This past weekend, I and my eldest daughter and her 3 year old son drove down to Mobile to visit with my other daughter and her 3 year old daughter. This was the first time all of "us girls" had been together since my son's wedding. (Who, by the way, has grown into a wonderful young man.) So much has happened to all of us during those years. We went to the Botanical Garden early one morning and it was beautiful. Then, when we were all tired and the kids were ready for a change, we got them milkshakes and took them to the kiddie park. I was hot and tired, so I sat at a table in a pavilion to keep out of the sun while my daughters supervised their children.
I watched my children push their children on the swings and remembered when it was I pushing them both on other swings. Then, not for the first time this weekend, I realize how superfluous I am. I married, bore children, raised them, and sent them off as young adults to navigate as best they can the rough waters of this river of life; and I hoped I had given them all the tools they needed.

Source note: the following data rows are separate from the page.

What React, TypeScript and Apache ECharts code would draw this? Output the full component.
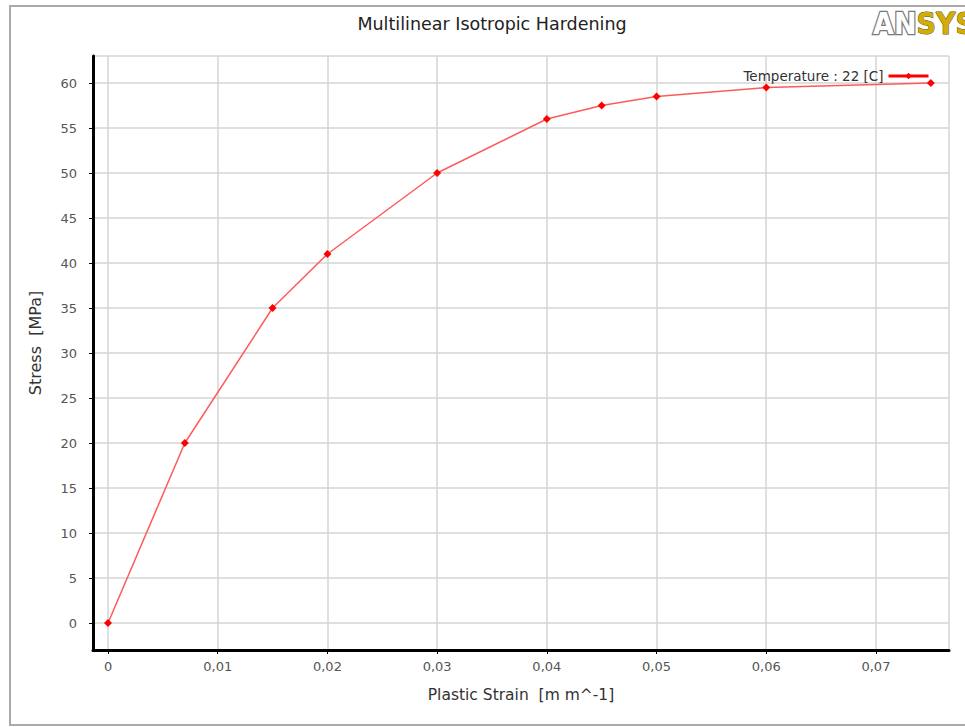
import React, { useEffect, useRef } from "react";
import * as echarts from "echarts";

const strain = [0, 0.007, 0.015, 0.02, 0.03, 0.04, 0.045, 0.05, 0.06, 0.075];
const stress = [0, 20, 35, 41, 50, 56, 57.5, 58.5, 59.5, 60];
const seriesName = "Temperature : 22 [C]";
const chartTitle = "Multilinear Isotropic Hardening";
const xName = "Plastic Strain  [m m^-1]";
const yName = "Stress  [MPa]";

export default function App() {
  const ref = useRef<HTMLDivElement>(null);
  useEffect(() => {
    if (!ref.current) return;
    const chart = echarts.init(ref.current, undefined, { renderer: "svg" });
    const font = "DejaVu Sans";
    chart.setOption({
      animation: false,
      backgroundColor: "#ffffff",
      title: {
        text: chartTitle,
        left: 487,
        top: 10,
        textAlign: "center",
        textStyle: { fontFamily: font, fontSize: 17.5, fontWeight: "normal", color: "#222" },
      },
      legend: {
        data: [{ name: seriesName }],
        right: 30,
        top: 64,
        align: "right",
        itemWidth: 40,
        itemHeight: 8,
        itemGap: 12,
        textStyle: { fontFamily: font, fontSize: 13.5, color: "#333" },
        lineStyle: { width: 3, color: "#ff0000" },
        itemStyle: { color: "#ff0000" },
      },
      grid: { left: 93, right: 16, top: 56, bottom: 77, containLabel: false },
      xAxis: {
        type: "value",
        min: -0.00137,
        max: 0.07666,
        splitNumber: 8,
        minInterval: 0.01,
        maxInterval: 0.01,
        name: xName,
        nameLocation: "middle",
        nameGap: 37,
        nameTextStyle: { fontFamily: font, fontSize: 15.5, color: "#333" },
        axisLine: { show: true, onZero: false, lineStyle: { color: "#000", width: 3 } },
        axisTick: { show: true, length: 4, lineStyle: { color: "#000", width: 1 } },
        axisLabel: {
          fontFamily: font,
          fontSize: 13,
          color: "#555",
          margin: 10,
          showMinLabel: false,
          showMaxLabel: false,
          formatter: (v: number) => {
            const k = v / 0.01;
            if (Math.abs(k - Math.round(k)) > 1e-6) return "";
            const r = Math.round(k);
            return r === 0 ? "0" : (r / 100).toFixed(2).replace(".", ",");
          },
        },
        splitLine: { show: true, lineStyle: { color: "#d4d4d4", width: 1.5 } },
      },
      yAxis: {
        type: "value",
        min: -3,
        max: 63,
        splitNumber: 13,
        minInterval: 5,
        maxInterval: 5,
        axisLine: { show: true, onZero: false, lineStyle: { color: "#000", width: 3 } },
        axisTick: { show: true, length: 4, lineStyle: { color: "#000", width: 1 } },
        axisLabel: {
          fontFamily: font,
          fontSize: 13,
          color: "#555",
          margin: 16,
          showMinLabel: false,
          showMaxLabel: false,
          formatter: (v: number) => {
            const k = v / 5;
            if (Math.abs(k - Math.round(k)) > 1e-6) return "";
            return String(Math.round(v));
          },
        },
        splitLine: { show: true, lineStyle: { color: "#d4d4d4", width: 1.5 } },
      },
      series: [
        {
          name: seriesName,
          type: "line",
          data: strain.map((x, i) => [x, stress[i]]),
          symbol: "diamond",
          symbolSize: 8,
          lineStyle: { color: "#ff5a5a", width: 1.5 },
          itemStyle: { color: "#ff0000" },
        },
      ],
      graphic: [
        {
          type: "rect",
          shape: { x: 10, y: 6, width: 1000, height: 719 },
          style: { fill: "none", stroke: "#aaaaaa", lineWidth: 2 },
          z: -1,
        },
        {
          type: "text",
          x: 35,
          y: 343,
          rotation: Math.PI / 2,
          style: {
            text: yName,
            fontFamily: font,
            fontSize: 16,
            fill: "#333",
            align: "center",
            verticalAlign: "middle",
          },
        },
        {
          type: "text",
          x: 873,
          y: 8,
          style: {
            text: "{a|AN}{b|SYS}",
            rich: {
              a: {
                fontFamily: "'DejaVu Sans Condensed', 'DejaVu Sans'",
                fontWeight: "bold",
                fontSize: 30,
                fill: "#ffffff",
                stroke: "#7a7a7a",
                lineWidth: 2.5,
              },
              b: {
                fontFamily: "'Liberation Sans Narrow', 'DejaVu Sans Condensed', 'DejaVu Sans'",
                fontWeight: "bold",
                fontSize: 30,
                fill: "#d2ad0a",
                stroke: "#6a5a10",
                lineWidth: 1,
              },
            },
          },
        },
      ],
    });
    return () => chart.dispose();
  }, []);
  return (
    <div
      ref={ref}
      style={{ position: "absolute", left: 0, top: 0, width: 965, height: 727 }}
    />
  );
}
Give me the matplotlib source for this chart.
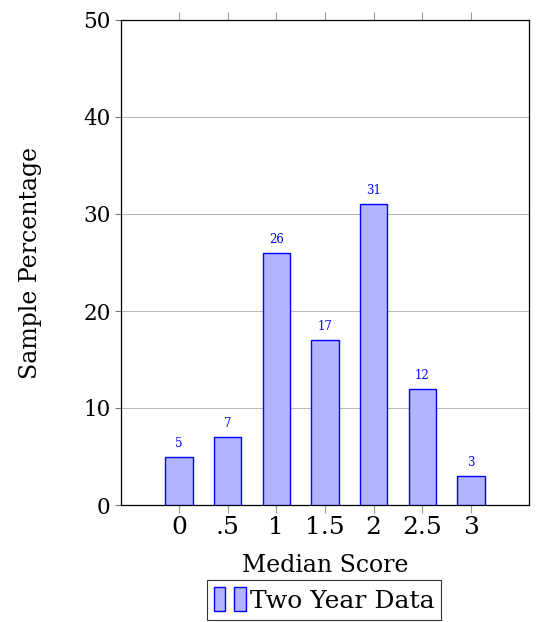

I am so proud of these young women whom I hardly know. It feels so odd to be the one on the sidelines basically taking up space. I'm used to being the one in charge and responsible for all the mundane details that are so necessary. Now I watch my daughters performing the tasks I had always considered my own particular responsibility. And I feel superfluous. Nature is finished with me, and I am a hanger-on whose purpose and usefulness is over. This is such a strange stage of life; but I am tired--emotionally and physically tired--and I am ready, even grateful, for this superfluity.